Monday, November 01, 2010

Up In Smoke

This is the Salem Harbor Power Station, a coal- and oil-fired power plant that's capable of generating 745 megawatts of dirty energy. That's more electricity than could be produced by all of New England's wind turbines, combined, on the windiest day.

The plant occupies a 65-acre site in the middle of historic Salem, Massachusetts. In fact, the plant's mountainous coal supplies - on a typical day, the plant burns over 700 tons - occupy a quay just a couple of blocks away from Nathaniel Hawthorne's birthplace.

Salem Harbor Power Station. CC-licensed photo by dsearls on Flickr.

According to New England's Conservation Law Foundation, Dominion Energy, the plant's owner, has filed documents to shut down the power plant in the near future. The combination of cheap power from wind turbines and cleaner-burning natural gas plants, combined with increasingly stringent Clean Air Act requirements, seems to be taking its toll on the 60 year-old plant.

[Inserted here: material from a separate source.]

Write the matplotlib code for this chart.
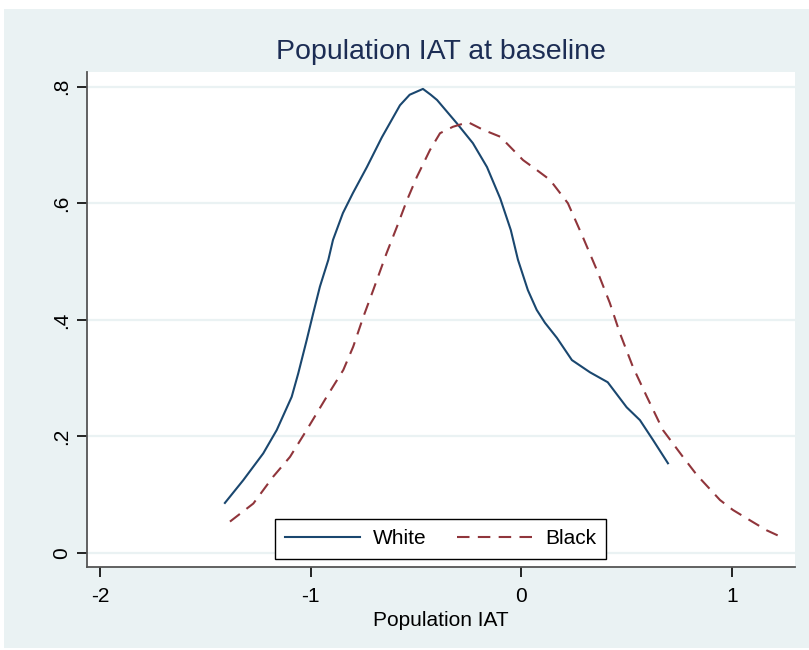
# Kernel density of population IAT at baseline, by race (Stata s2color look)
import matplotlib.pyplot as plt
from matplotlib.patches import Rectangle

# White respondents (solid navy)
white_x = [-1.407, -1.32, -1.225, -1.161, -1.09, -1.059, -1.019, -0.988, -0.956, -0.916,
           -0.894, -0.847, -0.80, -0.733, -0.662, -0.576, -0.53, -0.467, -0.43, -0.40,
           -0.306, -0.23, -0.163, -0.10, -0.05, -0.016, 0.031, 0.073, 0.112, 0.169,
           0.24, 0.326, 0.41, 0.50, 0.563, 0.625, 0.696]
white_y = [0.086, 0.125, 0.171, 0.211, 0.268, 0.308, 0.365, 0.411, 0.457, 0.503,
           0.537, 0.583, 0.617, 0.662, 0.713, 0.768, 0.786, 0.796, 0.786, 0.777,
           0.737, 0.703, 0.662, 0.608, 0.554, 0.503, 0.451, 0.417, 0.395, 0.369,
           0.331, 0.31, 0.293, 0.25, 0.228, 0.194, 0.154]

# Black respondents (dashed maroon)
black_x = [-1.383, -1.272, -1.178, -1.098, -1.019, -0.924, -0.845, -0.798, -0.75, -0.703,
           -0.64, -0.59, -0.543, -0.496, -0.434, -0.386, -0.325, -0.253, -0.182, -0.10,
           -0.054, 0.008, 0.073, 0.136, 0.221, 0.292, 0.359, 0.42, 0.468, 0.53,
           0.596, 0.672, 0.767, 0.833, 0.943, 1.004, 1.10, 1.165, 1.237]
black_y = [0.054, 0.085, 0.131, 0.165, 0.211, 0.268, 0.314, 0.354, 0.405, 0.451,
           0.514, 0.56, 0.605, 0.645, 0.691, 0.72, 0.731, 0.739, 0.726, 0.714,
           0.697, 0.674, 0.657, 0.64, 0.60, 0.542, 0.485, 0.429, 0.377, 0.319,
           0.268, 0.211, 0.165, 0.134, 0.091, 0.074, 0.053, 0.039, 0.027]

x_ticks = [-2, -1, 0, 1]
x_labels = ["-2", "-1", "0", "1"]
y_ticks = [0, 0.2, 0.4, 0.6, 0.8]
y_labels = ["0", ".2", ".4", ".6", ".8"]

plt.rcParams['font.family'] = ['Liberation Sans', 'DejaVu Sans']

W, H = 809, 650
fig = plt.figure(figsize=(W / 100, H / 100), dpi=100, facecolor="white")
# graph region background (behind the axes)
bg = Rectangle((4 / W, 1 - 648 / H), 1, (648 - 9) / H, transform=fig.transFigure,
               facecolor="#eaf2f3", edgecolor="none", zorder=-10)
fig.add_artist(bg)

ax = fig.add_axes([86.7 / W, 1 - 566.5 / H, (795 - 86.7) / W, (566.5 - 72) / H])
ax.set_zorder(1)
ax.set_facecolor("white")

ax.plot(white_x, white_y, color="#1a476f", lw=1.5, label="White", zorder=3)
ax.plot(black_x, black_y, color="#90353b", lw=1.5, dashes=(6, 4), label="Black", zorder=3)

ax.set_xlim(-2.063, 1.299)
ax.set_ylim(-0.023, 0.825)
ax.set_xticks(x_ticks, x_labels)
ax.set_yticks(y_ticks, y_labels)
ax.tick_params(axis="y", labelrotation=90, length=7, width=1.2, pad=4, labelsize=15)
ax.tick_params(axis="x", length=7, width=1.2, pad=8, labelsize=15)
for lab in ax.get_yticklabels():
    lab.set_va("center")

ax.grid(axis="y", color="#eaf2f3", lw=1.6, zorder=1)
ax.set_axisbelow(True)
for side in ["top", "right"]:
    ax.spines[side].set_visible(False)
for side in ["left", "bottom"]:
    ax.spines[side].set_color("#555555")
    ax.spines[side].set_linewidth(1.3)

ax.set_xlabel("Population IAT", fontsize=15, labelpad=3)
fig.text(441 / W, 1 - 52 / H, "Population IAT at baseline", ha="center", va="center",
         fontsize=20.5, color="#1c2d54")

leg = ax.legend(loc="center", bbox_to_anchor=(440.5 / W, 1 - 539 / H),
                bbox_transform=fig.transFigure, ncol=2, fontsize=15,
                handlelength=3.6, handletextpad=0.6, columnspacing=1.5,
                fancybox=False, framealpha=1, borderpad=0.5)
leg.get_frame().set_edgecolor("black")
leg.get_frame().set_linewidth(1.0)

fig.savefig("out.png", dpi=100, facecolor=fig.get_facecolor())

This is good news. But New England still has work to do - there are still massive coal-burning power plants operating in our region, in places like Merrimack and Portsmouth, New Hampshire. Together, they send tens of millions of tons of greenhouse gas pollutants into the atmosphere on an annual basis, and these other plants have no closure plans in the works. The massive Brayton Point station in Fall River, Massachusetts, for instance, burns over 2 million tons of coal annually, and sent 148 pounds of neurotoxic mercury into the atmosphere in 2005 alone.

If the progressive and wealthy New England states can't shut down their climate-burning coal power stations, how can we possibly expect the rest of the world to do the same?